Husayn ibn Mansur al-Hallaj
Bruciare, ancora
Dal vecchio forte di Dar al-Barud, affacciato sul vieux port di Tangeri, si guardano ancora i traghetti in partenza per l’Europa. Non è più come una volta, quando da qui passava gran parte del traffico commerciale e turistico e il piazzale sottostante era invaso dai camion e dagli autobus di lunga percorrenza in attesa dell’imbarco. Dal 2010, in misura progressiva e crescente, i flussi più significativi si sono spostati a Nord Ovest, verso il Tanger-Med, il nuovo imponente scalo diventato rapidamente la principale porta di accesso via mare del paese. Contemporaneamente, il vecchio porto è diventato il cantiere di uno dei numerosi megaprogetti promossi in Marocco negli ultimi anni, mirato alla riconversione turistica e commerciale della zona. Nonostante queste trasformazioni, la città resta ancora servita da un ferry che, in tempi normali, assicura ogni due ore il collegamento con la cittadina di Tarifa, in Spagna. Fino al 2010 in questi antichi bastioni – costruiti, come il porto stesso, nei pochi anni di dominazione inglese della città – si rifugiavano gruppi di ragazzini venuti da tutto il Marocco per tentare di entrare in Spagna attraversando lo Stretto di Gibilterra. Di giorno vivevano nel forte o in magazzini dismessi del porto, ora demoliti per fare spazio alle nuove infrastrutture, e di notte tentavano di nascondersi nei camion in attesa d’imbarco.
Ne ho conosciuti alcuni durante la mia ricerca di dottorato in antropologia, condotta in Marocco tra il 2002 e il 2008, e poi negli anni successivi, quando avevo lavorato come consulente in alcuni progetti sociali. Conservo ancora la foto di una scritta dipinta a vernice sulla muraglia del forte – “Tanger-Madrid” – che esprimeva chiaramente le direttrici di un itinerario prima sognato e poi, molto probabilmente, percorso. Così come conservo la foto sbiadita scattata nel novembre del 2006 dalla nave che mi riportava a Genova dopo due mesi di lavoro di campo, in cui gruppi di giovanissimi in equilibrio sul muro di cinta tentavano di cogliere il momento propizio per calarsi tra i container. Dal lato opposto, una trentina di ragazzi appena poco più grandi si calavano a filo dell’acqua, arrampicando di traverso lungo il molo, nella speranza di raggiungere la nave senza essere visti, forse con l’intento di issarsi lungo una gomena di attracco. All’arrivo a Genova, due giorni dopo, un piccolo viaggiatore clandestino era stato ritrovato fra i camion stivati nel trasporto. L’avevo visto consegnare da alcuni membri dell’equipaggio alla polizia di frontiera italiana: l’infrazione del confine gli era rocambolescamente riuscita, ma la dimensione reale del suo sconfinamento si misurava ora su ciò che lo attendeva da lì in poi, dopo l’arrivo.

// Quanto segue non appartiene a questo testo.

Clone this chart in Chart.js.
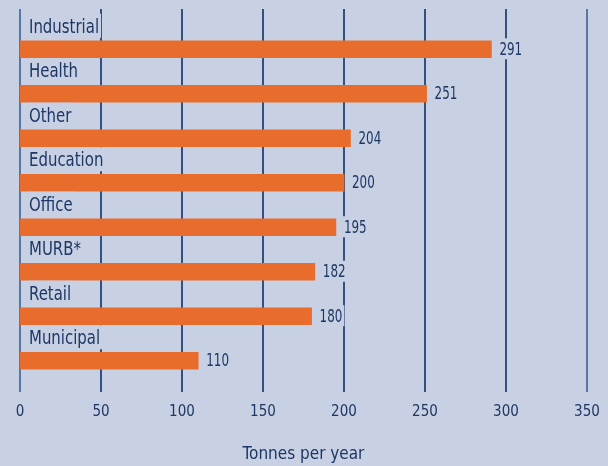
<!DOCTYPE html>
<html>
<head>
<meta charset="utf-8">
<script src="https://cdn.jsdelivr.net/npm/chart.js@4.4.0/dist/chart.umd.min.js"></script>
<style>
    html, body { margin: 0; padding: 0; background: #c8d0e3; }
    #wrap { width: 608px; height: 466px; position: relative; }
</style>
</head>
<body>
<div id="wrap"><canvas id="wasteChart"></canvas></div>
<script>
const sectors = ['Industrial', 'Health', 'Other', 'Education', 'Office', 'MURB*', 'Retail', 'Municipal'];
const tonnes = [291, 251, 204, 200, 195, 182, 180, 110];
const axisMax = 350;
const axisStep = 50;
const axisTitle = 'Tonnes per year';

const BG = '#c8d0e3';
const NAVY = '#1e3764';
const ORANGE = '#e86d2d';
const FONT = '"DejaVu Sans Condensed", "Liberation Sans", sans-serif';

// vertical rules drawn taller than the plot area, behind the bars
const gridPlugin = {
    id: 'tallGrid',
    beforeDatasetsDraw(chart) {
        const { ctx, scales: { x } } = chart;
        ctx.save();
        x.ticks.forEach(t => {
            const px = Math.round(x.getPixelForValue(t.value));
            const edge = t.value === 0 || t.value === axisMax;
            ctx.strokeStyle = edge ? '#5a76a2' : '#34507f';
            ctx.lineWidth = 2;
            ctx.beginPath();
            ctx.moveTo(px, 9);
            ctx.lineTo(px, 392);
            ctx.stroke();
        });
        ctx.restore();
    }
};

// narrow text: squeezed horizontally with a background patch behind it
function narrowText(ctx, txt, x, y, size, squeeze, baseline, box) {
    ctx.font = size + 'px ' + FONT;
    const w = ctx.measureText(txt).width * squeeze;
    ctx.fillStyle = BG;
    ctx.fillRect(x - 1, box[0], w + 3, box[1]);
    ctx.save();
    ctx.translate(x, y);
    ctx.scale(squeeze, 1);
    ctx.textBaseline = baseline;
    ctx.textAlign = 'left';
    ctx.fillStyle = NAVY;
    ctx.fillText(txt, 0, 0);
    ctx.restore();
}

// sector names above each bar and the value past its end
const labelPlugin = {
    id: 'barLabels',
    afterDatasetsDraw(chart) {
        const { ctx } = chart;
        const meta = chart.getDatasetMeta(0);
        meta.data.forEach((bar, i) => {
            const top = bar.y - bar.height / 2;
            narrowText(ctx, sectors[i], 29, top - 8, 20, 0.83, 'alphabetic', [top - 27, 24]);
            narrowText(ctx, String(tonnes[i]), bar.x + 8, bar.y + 1, 17, 0.78, 'middle', [bar.y - 11, 21]);
        });
    }
};

new Chart(document.getElementById('wasteChart'), {
    type: 'bar',
    data: {
        labels: sectors,
        datasets: [{
            data: tonnes,
            backgroundColor: ORANGE,
            borderWidth: 0,
            barThickness: 17
        }]
    },
    options: {
        indexAxis: 'y',
        responsive: true,
        maintainAspectRatio: false,
        animation: false,
        layout: {
            padding: { left: 20, right: 21, top: 27, bottom: 0 }
        },
        plugins: {
            legend: { display: false },
            tooltip: { enabled: false }
        },
        scales: {
            y: { display: false },
            x: {
                min: 0,
                max: axisMax,
                border: { display: false },
                grid: { display: false, drawTicks: false },
                ticks: {
                    stepSize: axisStep,
                    color: NAVY,
                    padding: 20,
                    font: { family: FONT, size: 15 }
                },
                title: {
                    display: true,
                    text: axisTitle,
                    color: NAVY,
                    padding: { top: 20, bottom: 1 },
                    font: { family: FONT, size: 17 }
                },
                afterFit(scale) {
                    scale.paddingLeft = 0;
                    scale.paddingRight = 0;
                    scale.height = 83;
                }
            }
        }
    },
    plugins: [gridPlugin, labelPlugin]
});
</script>
</body>
</html>
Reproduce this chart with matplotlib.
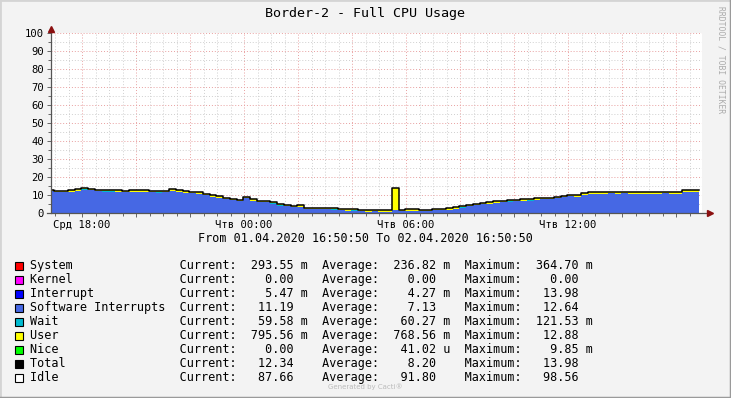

Dopo vari anni di assenza, sono tornato a Tangeri nel 2018, in un contesto che mi sembrava radicalmente cambiato. Da un lato ero impressionato per la rapida trasformazione della città; dall’altro ero influenzato dai temi del mio nuovo progetto di ricerca, centrato sulle storie di vita dei giovani che avevano preso parte alla versione marocchina delle cosiddette “Primavere Arabe” e sui cambiamenti che l’attivismo aveva generato nelle loro vite. Ero salito sull’antica muraglia per guardare il cantiere quando, da una specie di garitta, erano spuntati tre ragazzi, uno poco più che bambino. Con fare spavaldo, il più grande, non più di quindici anni, mi aveva interpellato in spagnolo: “qué quieres tío?”. In dialetto marocchino, gli avevo risposto che volevo vedere “l-marsa – il porto – dove una volta partivano gli harrāga”. Dopo la sorpresa e le abituali domande sul mio arabo, il ragazzo, che si presentava come Abdoun, mi spiegava che da qui, “con l’aiuto di Dio”, si poteva ancora bruciare per andare in Spagna. “E tu, vuoi bruciare in Spagna?”, gli avevo chiesto scherzosamente. Nel dialogo che ne seguiva, Abdoun e gli altri mi avevano raccontato dei loro amici che erano partiti, lasciandosi dietro la periferia di Tangeri, la mancanza di prospettive e speranze, l’aspettativa di una nuova vita in Europa. E di come, un giorno non troppo lontano, sarebbero di certo partiti anche loro.